Я скомандовал себе больше не оглядываться, смотреть только вперед. Мы съели несколько замечательных японских ужинов, посетили нескольких старых друзей и через два-три дня, отдохнувшие и готовые к продолжению путешествия, отправились дальше. Наш рейс в Пекин должен был состояться на следующее утро.
В последний раз мы поужинали в торговом квартале Гиндза, осушив несколько бокалов с коктейлями, и все рано улеглись спать. Я принял горячий душ, позвонил домой и распластался на кровати. Через несколько часов я проснулся от неистового стука в дверь. Я взглянул на часы, стоявшие на тумбочке. Два часа ночи. «Кто там?»
«Дэвид Чанг! Позвольте войти!»
Я подошел к двери и увидел там Чанга, который был очень не похож на Чанга. Взъерошенный, затравленный, полковой галстук в полоску болтался где-то сбоку.

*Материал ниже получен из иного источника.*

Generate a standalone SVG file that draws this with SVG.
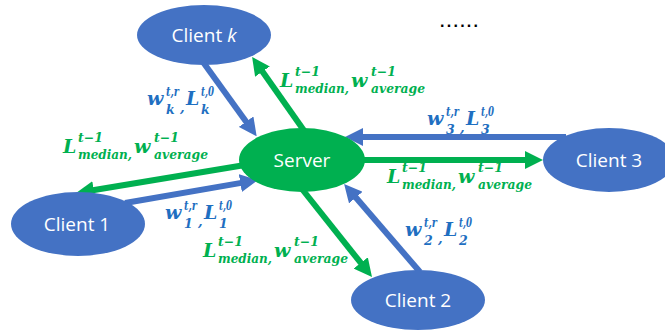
<svg xmlns="http://www.w3.org/2000/svg" width="665" height="331" viewBox="0 0 665 331">
<defs>
<style>
.node-c{fill:#4472C4}
.node-s{fill:#00B050}
.nt{font-family:"Open Sans","Noto Sans",sans-serif;font-size:19px;fill:#fff;text-anchor:middle}
.lb{stroke:#4472C4;stroke-width:6;fill:none}
.lg{stroke:#00B050;stroke-width:6;fill:none}
.m{font-family:"DejaVu Serif",serif;font-weight:bold;font-style:italic}
.gt{fill:#00B050}
.bt{fill:#1F6FC1}
.big{font-size:19px}
.sm{font-size:12.5px}
.cm{font-size:13.5px}
</style>
<marker id="ab" markerUnits="userSpaceOnUse" viewBox="0 0 18 18" markerWidth="18" markerHeight="18" refX="1" refY="9" orient="auto"><path d="M0,0 L18,9 L0,18 z" fill="#4472C4"/></marker>
<marker id="ag" markerUnits="userSpaceOnUse" viewBox="0 0 18 18" markerWidth="18" markerHeight="18" refX="1" refY="9" orient="auto"><path d="M0,0 L18,9 L0,18 z" fill="#00B050"/></marker>
</defs>
<rect width="665" height="331" fill="#fff"/>
<g id="connectors">
<line class="lb" x1="203" y1="62" x2="246.7" y2="122.5" marker-end="url(#ab)"/>
<line class="lg" x1="305" y1="132" x2="261.9" y2="70.8" marker-end="url(#ag)"/>
<line class="lg" x1="245" y1="165" x2="92.8" y2="190.2" marker-end="url(#ag)"/>
<line class="lb" x1="125" y1="203" x2="241.3" y2="182.9" marker-end="url(#ab)"/>
<line class="lb" x1="566" y1="137" x2="362" y2="137" marker-end="url(#ab)"/>
<line class="lg" x1="360" y1="160" x2="526" y2="160" marker-end="url(#ag)"/>
<line class="lg" x1="302" y1="189" x2="361.4" y2="263.7" marker-end="url(#ag)"/>
<line class="lb" x1="420" y1="272" x2="355.2" y2="196.8" marker-end="url(#ab)"/>
</g>
<g id="server"><ellipse class="node-s" cx="302" cy="160" rx="63" ry="32"/><text class="nt" x="302" y="167">Server</text></g>
<g id="client-k"><ellipse class="node-c" cx="204" cy="35" rx="67" ry="30"/><text class="nt" x="204" y="42">Client <tspan font-style="italic">k</tspan></text></g>
<g id="client-1"><ellipse class="node-c" cx="78" cy="224" rx="67" ry="32"/><text class="nt" x="77" y="231">Client 1</text></g>
<g id="client-2"><ellipse class="node-c" cx="418" cy="300" rx="67" ry="30"/><text class="nt" x="418" y="307">Client 2</text></g>
<g id="client-3"><ellipse class="node-c" cx="609" cy="160" rx="66" ry="32"/><text class="nt" x="609" y="167">Client 3</text></g>
<g id="dots"><text x="440" y="27" font-family="Liberation Sans,sans-serif" font-size="16" font-weight="bold" fill="#000" textLength="38" lengthAdjust="spacing">......</text></g>
<g id="labels">
<text class="m gt" transform="translate(280,87)"><tspan class="big" x="0" y="0">L</tspan><tspan class="sm" x="15" y="-11">t−1</tspan><tspan class="sm" x="15" y="6" textLength="54" lengthAdjust="spacingAndGlyphs">median,</tspan><tspan class="big" x="71" y="0">w</tspan><tspan class="sm" x="91" y="-11">t−1</tspan><tspan class="sm" x="91" y="6" textLength="54" lengthAdjust="spacingAndGlyphs">average</tspan></text>
<text class="m gt" transform="translate(63,153)"><tspan class="big" x="0" y="0">L</tspan><tspan class="sm" x="15" y="-11">t−1</tspan><tspan class="sm" x="15" y="6" textLength="54" lengthAdjust="spacingAndGlyphs">median,</tspan><tspan class="big" x="71" y="0">w</tspan><tspan class="sm" x="91" y="-11">t−1</tspan><tspan class="sm" x="91" y="6" textLength="54" lengthAdjust="spacingAndGlyphs">average</tspan></text>
<text class="m gt" transform="translate(387,183)"><tspan class="big" x="0" y="0">L</tspan><tspan class="sm" x="15" y="-11">t−1</tspan><tspan class="sm" x="15" y="6" textLength="54" lengthAdjust="spacingAndGlyphs">median,</tspan><tspan class="big" x="71" y="0">w</tspan><tspan class="sm" x="91" y="-11">t−1</tspan><tspan class="sm" x="91" y="6" textLength="54" lengthAdjust="spacingAndGlyphs">average</tspan></text>
<text class="m gt" transform="translate(203,257)"><tspan class="big" x="0" y="0">L</tspan><tspan class="sm" x="15" y="-11">t−1</tspan><tspan class="sm" x="15" y="6" textLength="54" lengthAdjust="spacingAndGlyphs">median,</tspan><tspan class="big" x="71" y="0">w</tspan><tspan class="sm" x="91" y="-11">t−1</tspan><tspan class="sm" x="91" y="6" textLength="54" lengthAdjust="spacingAndGlyphs">average</tspan></text>
<text class="m bt" transform="translate(147,105)"><tspan class="big" x="0" y="0">w</tspan><tspan class="sm" x="19" y="-9" textLength="13" lengthAdjust="spacingAndGlyphs">t,r</tspan><tspan class="sm" x="19" y="9">k</tspan><tspan class="cm" x="33" y="7">,</tspan><tspan class="big" x="39" y="0">L</tspan><tspan class="sm" x="54" y="-9" textLength="13" lengthAdjust="spacingAndGlyphs">t,0</tspan><tspan class="sm" x="54" y="9">k</tspan></text>
<text class="m bt" transform="translate(427,125)"><tspan class="big" x="0" y="0">w</tspan><tspan class="sm" x="19" y="-9" textLength="13" lengthAdjust="spacingAndGlyphs">t,r</tspan><tspan class="sm" x="19" y="9">3</tspan><tspan class="cm" x="33" y="7">,</tspan><tspan class="big" x="39" y="0">L</tspan><tspan class="sm" x="54" y="-9" textLength="13" lengthAdjust="spacingAndGlyphs">t,0</tspan><tspan class="sm" x="54" y="9">3</tspan></text>
<text class="m bt" transform="translate(165,219)"><tspan class="big" x="0" y="0">w</tspan><tspan class="sm" x="19" y="-9" textLength="13" lengthAdjust="spacingAndGlyphs">t,r</tspan><tspan class="sm" x="19" y="9">1</tspan><tspan class="cm" x="33" y="7">,</tspan><tspan class="big" x="39" y="0">L</tspan><tspan class="sm" x="54" y="-9" textLength="13" lengthAdjust="spacingAndGlyphs">t,0</tspan><tspan class="sm" x="54" y="9">1</tspan></text>
<text class="m bt" transform="translate(405,236)"><tspan class="big" x="0" y="0">w</tspan><tspan class="sm" x="19" y="-9" textLength="13" lengthAdjust="spacingAndGlyphs">t,r</tspan><tspan class="sm" x="19" y="9">2</tspan><tspan class="cm" x="33" y="7">,</tspan><tspan class="big" x="39" y="0">L</tspan><tspan class="sm" x="54" y="-9" textLength="13" lengthAdjust="spacingAndGlyphs">t,0</tspan><tspan class="sm" x="54" y="9">2</tspan></text>
</g>
</svg>
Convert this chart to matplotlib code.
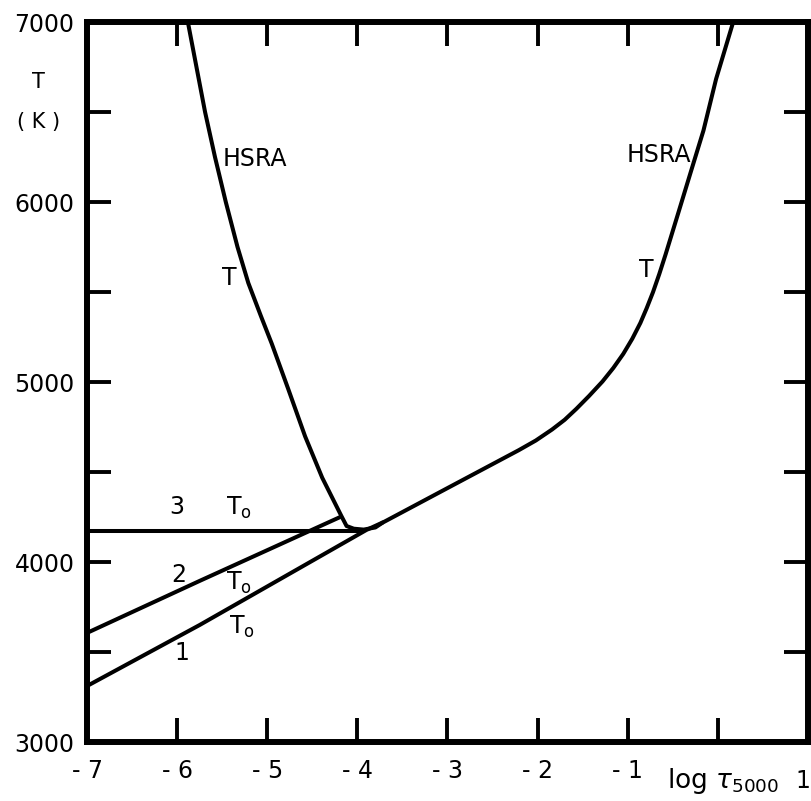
import matplotlib
import matplotlib.pyplot as plt

matplotlib.use("Agg")
plt.rcParams["font.family"] = ["DejaVu Sans"]
plt.rcParams["mathtext.fontset"] = "dejavusans"

# HSRA temperature, upper (chromospheric) branch
hsra_left_tau = [-5.90, -5.69, -5.58, -5.46, -5.33, -5.21, -5.07, -4.95, -4.77,
                 -4.58, -4.39, -4.18, -4.12, -4.04, -3.93, -3.80, -3.71]
hsra_left_T = [7050, 6500, 6250, 6000, 5750, 5550, 5366, 5213, 4965,
               4698, 4468, 4258, 4200, 4185, 4180, 4192, 4222]

# line 1 continuing into the photospheric HSRA branch
hsra_right_tau = [-7.0, -5.75, -3.90, -3.70, -3.04, -2.21, -2.02, -1.84, -1.70, -1.57,
                  -1.43, -1.28, -1.16, -1.05, -0.95, -0.86, -0.79, -0.72, -0.65, -0.58,
                  -0.44, -0.30, -0.16, -0.02, 0.17]
hsra_right_T = [3311, 3650, 4178, 4224, 4400, 4621, 4675, 4736, 4790, 4851,
                4922, 5003, 5078, 5156, 5240, 5328, 5410, 5499, 5600, 5709,
                5938, 6168, 6397, 6683, 7000]

# T0 model 2
line2_tau = [-7.0, -5.75, -4.19]
line2_T = [3606, 3895, 4250]

# T0 model 3 (isothermal)
line3_tau = [-7.0, -3.93]
line3_T = [4172, 4172]

xticks = [-7, -6, -5, -4, -3, -2, -1, 0, 1]
xticklabels = ["- 7", "- 6", "- 5", "- 4", "- 3", "- 2", "- 1", "", ""]
yticks = [3000, 3500, 4000, 4500, 5000, 5500, 6000, 6500, 7000]
yticklabels = ["3000", "", "4000", "", "5000", "", "6000", "", "7000"]

fig = plt.figure(figsize=(8.12, 8.01), dpi=100)
ax = fig.add_axes([87 / 812, 1 - 742 / 801, (808 - 87) / 812, (742 - 22) / 801])

lw = 2.9
for tau, T in [(hsra_left_tau, hsra_left_T), (hsra_right_tau, hsra_right_T),
               (line2_tau, line2_T), (line3_tau, line3_T)]:
    ax.plot(tau, T, color="black", lw=lw, solid_capstyle="butt", solid_joinstyle="round")

ax.set_xlim(-7, 1)
ax.set_ylim(3000, 7000)
ax.set_xticks(xticks)
ax.set_xticklabels(xticklabels)
ax.set_yticks(yticks)
ax.set_yticklabels(yticklabels)
ax.tick_params(direction="in", top=True, right=True, length=17, width=2.8,
               labelsize=17, color="black")
ax.tick_params(axis="x", pad=12)
ax.tick_params(axis="y", pad=9)
for sp in ax.spines.values():
    sp.set_linewidth(4.3)

fs = 17
ax.text(-5.49, 6240, "HSRA", fontsize=fs, ha="left", va="center")
ax.text(-0.30, 6263, "HSRA", fontsize=fs, ha="right", va="center")
ax.text(-5.42, 5576, "T", fontsize=fs, ha="center", va="center")
ax.text(-0.79, 5623, "T", fontsize=fs, ha="center", va="center")
ax.text(-6.0, 4306, "3", fontsize=fs, ha="center", va="center")
ax.text(-5.31, 4300, r"T$_\mathregular{o}$", fontsize=fs, ha="center", va="center")
ax.text(-5.98, 3928, "2", fontsize=fs, ha="center", va="center")
ax.text(-5.31, 3883, r"T$_\mathregular{o}$", fontsize=fs, ha="center", va="center")
ax.text(-5.28, 3639, r"T$_\mathregular{o}$", fontsize=fs, ha="center", va="center")
ax.text(-5.95, 3494, "1", fontsize=fs, ha="center", va="center")

xlab = ax.get_xaxis_transform()
ax.text(-0.57, -0.033, r"log $\tau_{5000}$", fontsize=19, ha="left", va="top",
        transform=xlab)
ax.text(1.03, -0.037, "1", fontsize=17, ha="right", va="top", transform=xlab,
        clip_on=False)
fig.text(38 / 812, 1 - 82 / 801, "T", fontsize=15, ha="center", va="center")
fig.text(39 / 812, 1 - 122 / 801, "( K )", fontsize=15, ha="center", va="center")

fig.savefig("out.png", dpi=100)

«Хэйес не летит!» — сказал он.
«О чем ты говоришь?»
«Хэйес внизу, в баре, говорит, что он не может, не может лететь на самолете».
«Почему не может?»
«У него какой-то панический приступ».
«Да. У него имеются фобии».
«Какие фобии?»
«У него… полный набор фобий».
Я стал одеваться, чтобы спуститься в бар. Затем вспомнил, с кем мы имеем дело. «Ступай спать, — сказал я Чангу. — Хэйес будет завтра утром там, где надо».
«Но…»
«Он там будет».
Рано утром, с тусклым взглядом, мертвенно бледный, Хэйес стоял в вестибюле гостиницы.
Разумеется, он позаботился о том, чтобы упаковать в багаж достаточно «лекарств» на случай очередного приступа. Несколько часов спустя, проходя таможенный контроль в Пекине, я услышал позади страшный шум. Помещение было пустое, с фанерными перегородками, и с другой стороны одной из перегородок кричали несколько китайских таможенников. Я обошел перегородку сбоку и увидел двух офицеров в возбужденном состоянии, указывающих на Хэйеса и его открытый чемодан.
Я подошел. Подошли Штрассер с Чангом. Поверх нижнего белья гигантского размера в чемодане Хэйеса лежала дюжина кварт водки (11,35 л. — Прим. пер.).
В течение долгой паузы никто ничего не произнес. Затем Хэйес глубоко вздохнул.
«Это для меня, — сказал он. — Вы, ребята, позаботьтесь о себе сами».
В течение последующих двенадцати дней мы проехали по всему Китаю — в сопровождении китайских агентов-кураторов (Фил Найт использует для описания сопровождающих лиц термин, которым в США называют агентов ФБР, которые следят за подозреваемыми, — handlers. — Прим. пер.). Они сводили нас на площадь Тяньаньмэнь и постарались сделать так, чтобы мы подольше постояли перед гигантским портретом председателя Мао, умершего за четыре года до нашего приезда. Они сводили нас в Запретный город. Они сводили нас к гробницам династии Мин. Мы были под большим впечатлением, разумеется, и мы проявляли любопытство — излишнее любопытство. Массой наших вопросов мы ставили наших агентов-кураторов в мучительно неловкое положение. Во время одной из остановок я осмотрелся вокруг и увидел сотни людей в костюмах, как у Мао, и в хлипких черных ботинках, которые выглядели так, будто их сделали из плотной бумаги. Но на нескольких ребятишках были парусиновые кеды. Это внушило мне надежду.